- **Information shown**:
________________

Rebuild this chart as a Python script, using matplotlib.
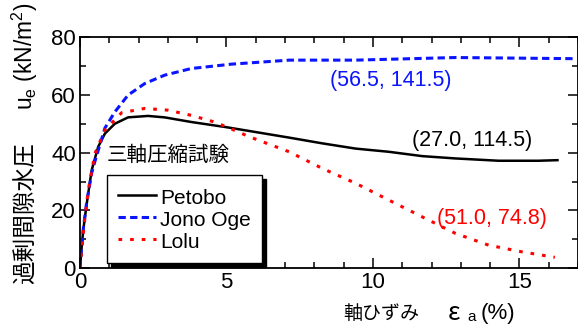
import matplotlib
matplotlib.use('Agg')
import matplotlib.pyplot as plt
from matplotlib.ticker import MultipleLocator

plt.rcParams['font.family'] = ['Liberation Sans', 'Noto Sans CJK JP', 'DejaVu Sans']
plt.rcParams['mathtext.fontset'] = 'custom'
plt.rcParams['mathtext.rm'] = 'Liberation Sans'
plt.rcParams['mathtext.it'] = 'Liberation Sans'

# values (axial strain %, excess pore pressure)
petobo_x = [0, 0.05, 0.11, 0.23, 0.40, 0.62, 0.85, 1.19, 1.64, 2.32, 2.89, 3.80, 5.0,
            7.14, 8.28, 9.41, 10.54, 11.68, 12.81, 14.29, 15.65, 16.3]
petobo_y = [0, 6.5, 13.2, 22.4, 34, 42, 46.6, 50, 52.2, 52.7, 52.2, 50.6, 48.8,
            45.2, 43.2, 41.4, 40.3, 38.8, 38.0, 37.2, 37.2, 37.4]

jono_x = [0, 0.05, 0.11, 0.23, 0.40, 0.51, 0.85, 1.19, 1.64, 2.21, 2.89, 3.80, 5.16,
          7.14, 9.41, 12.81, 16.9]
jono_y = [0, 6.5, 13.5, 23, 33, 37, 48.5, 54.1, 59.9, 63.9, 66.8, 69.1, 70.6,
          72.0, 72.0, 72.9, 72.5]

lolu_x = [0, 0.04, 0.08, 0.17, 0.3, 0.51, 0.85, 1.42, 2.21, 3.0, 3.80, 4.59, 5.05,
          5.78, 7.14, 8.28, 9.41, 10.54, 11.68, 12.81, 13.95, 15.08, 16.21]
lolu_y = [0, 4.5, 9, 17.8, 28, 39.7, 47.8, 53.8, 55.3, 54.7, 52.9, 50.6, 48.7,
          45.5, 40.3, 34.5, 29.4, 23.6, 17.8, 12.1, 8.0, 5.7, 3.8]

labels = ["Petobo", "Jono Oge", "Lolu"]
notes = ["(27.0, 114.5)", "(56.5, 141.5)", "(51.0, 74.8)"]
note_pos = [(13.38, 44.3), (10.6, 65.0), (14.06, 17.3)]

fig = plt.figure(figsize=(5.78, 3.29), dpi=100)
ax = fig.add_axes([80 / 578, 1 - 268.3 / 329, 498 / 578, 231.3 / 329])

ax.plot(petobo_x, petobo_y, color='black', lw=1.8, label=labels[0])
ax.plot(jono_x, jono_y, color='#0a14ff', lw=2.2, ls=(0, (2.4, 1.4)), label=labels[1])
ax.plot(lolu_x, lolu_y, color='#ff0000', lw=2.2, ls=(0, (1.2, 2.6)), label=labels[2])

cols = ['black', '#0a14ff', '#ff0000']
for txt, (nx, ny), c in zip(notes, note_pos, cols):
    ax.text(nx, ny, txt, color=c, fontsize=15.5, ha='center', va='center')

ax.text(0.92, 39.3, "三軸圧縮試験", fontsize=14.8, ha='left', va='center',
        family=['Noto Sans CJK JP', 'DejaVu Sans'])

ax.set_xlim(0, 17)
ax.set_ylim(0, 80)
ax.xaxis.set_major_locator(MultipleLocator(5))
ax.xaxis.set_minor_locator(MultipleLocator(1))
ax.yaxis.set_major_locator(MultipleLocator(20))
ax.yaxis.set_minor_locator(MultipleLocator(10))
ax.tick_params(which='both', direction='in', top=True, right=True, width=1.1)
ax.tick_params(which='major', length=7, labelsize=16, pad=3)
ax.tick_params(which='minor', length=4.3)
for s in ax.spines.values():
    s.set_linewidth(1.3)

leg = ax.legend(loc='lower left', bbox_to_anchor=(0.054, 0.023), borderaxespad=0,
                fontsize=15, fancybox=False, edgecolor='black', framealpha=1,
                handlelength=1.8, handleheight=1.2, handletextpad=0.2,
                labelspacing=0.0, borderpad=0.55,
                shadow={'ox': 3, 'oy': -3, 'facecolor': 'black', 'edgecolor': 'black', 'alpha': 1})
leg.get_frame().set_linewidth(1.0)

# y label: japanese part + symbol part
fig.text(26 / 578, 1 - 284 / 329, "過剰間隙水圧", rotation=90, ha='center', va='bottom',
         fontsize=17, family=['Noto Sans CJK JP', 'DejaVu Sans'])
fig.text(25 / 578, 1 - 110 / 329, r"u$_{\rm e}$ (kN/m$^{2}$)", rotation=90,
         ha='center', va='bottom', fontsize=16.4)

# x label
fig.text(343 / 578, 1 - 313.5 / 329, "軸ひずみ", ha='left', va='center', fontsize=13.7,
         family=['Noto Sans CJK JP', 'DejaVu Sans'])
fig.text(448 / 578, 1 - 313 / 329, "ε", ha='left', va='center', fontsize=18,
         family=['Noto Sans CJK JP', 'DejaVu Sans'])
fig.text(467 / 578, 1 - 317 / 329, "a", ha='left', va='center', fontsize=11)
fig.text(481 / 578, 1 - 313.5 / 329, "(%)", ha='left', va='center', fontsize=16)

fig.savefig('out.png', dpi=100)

________________

- **Goal**: Pictures are excluded: retype only the lines from the beginning of the listing above through the line with "(1.2, 2.6)), label=labels[2])", both included.

- **Written answer**:
Rebuild this chart as a Python script, using matplotlib.
import matplotlib
matplotlib.use('Agg')
import matplotlib.pyplot as plt
from matplotlib.ticker import MultipleLocator

plt.rcParams['font.family'] = ['Liberation Sans', 'Noto Sans CJK JP', 'DejaVu Sans']
plt.rcParams['mathtext.fontset'] = 'custom'
plt.rcParams['mathtext.rm'] = 'Liberation Sans'
plt.rcParams['mathtext.it'] = 'Liberation Sans'

# values (axial strain %, excess pore pressure)
petobo_x = [0, 0.05, 0.11, 0.23, 0.40, 0.62, 0.85, 1.19, 1.64, 2.32, 2.89, 3.80, 5.0,
            7.14, 8.28, 9.41, 10.54, 11.68, 12.81, 14.29, 15.65, 16.3]
petobo_y = [0, 6.5, 13.2, 22.4, 34, 42, 46.6, 50, 52.2, 52.7, 52.2, 50.6, 48.8,
            45.2, 43.2, 41.4, 40.3, 38.8, 38.0, 37.2, 37.2, 37.4]

jono_x = [0, 0.05, 0.11, 0.23, 0.40, 0.51, 0.85, 1.19, 1.64, 2.21, 2.89, 3.80, 5.16,
          7.14, 9.41, 12.81, 16.9]
jono_y = [0, 6.5, 13.5, 23, 33, 37, 48.5, 54.1, 59.9, 63.9, 66.8, 69.1, 70.6,
          72.0, 72.0, 72.9, 72.5]

lolu_x = [0, 0.04, 0.08, 0.17, 0.3, 0.51, 0.85, 1.42, 2.21, 3.0, 3.80, 4.59, 5.05,
          5.78, 7.14, 8.28, 9.41, 10.54, 11.68, 12.81, 13.95, 15.08, 16.21]
lolu_y = [0, 4.5, 9, 17.8, 28, 39.7, 47.8, 53.8, 55.3, 54.7, 52.9, 50.6, 48.7,
          45.5, 40.3, 34.5, 29.4, 23.6, 17.8, 12.1, 8.0, 5.7, 3.8]

labels = ["Petobo", "Jono Oge", "Lolu"]
notes = ["(27.0, 114.5)", "(56.5, 141.5)", "(51.0, 74.8)"]
note_pos = [(13.38, 44.3), (10.6, 65.0), (14.06, 17.3)]

fig = plt.figure(figsize=(5.78, 3.29), dpi=100)
ax = fig.add_axes([80 / 578, 1 - 268.3 / 329, 498 / 578, 231.3 / 329])

ax.plot(petobo_x, petobo_y, color='black', lw=1.8, label=labels[0])
ax.plot(jono_x, jono_y, color='#0a14ff', lw=2.2, ls=(0, (2.4, 1.4)), label=labels[1])
ax.plot(lolu_x, lolu_y, color='#ff0000', lw=2.2, ls=(0, (1.2, 2.6)), label=labels[2])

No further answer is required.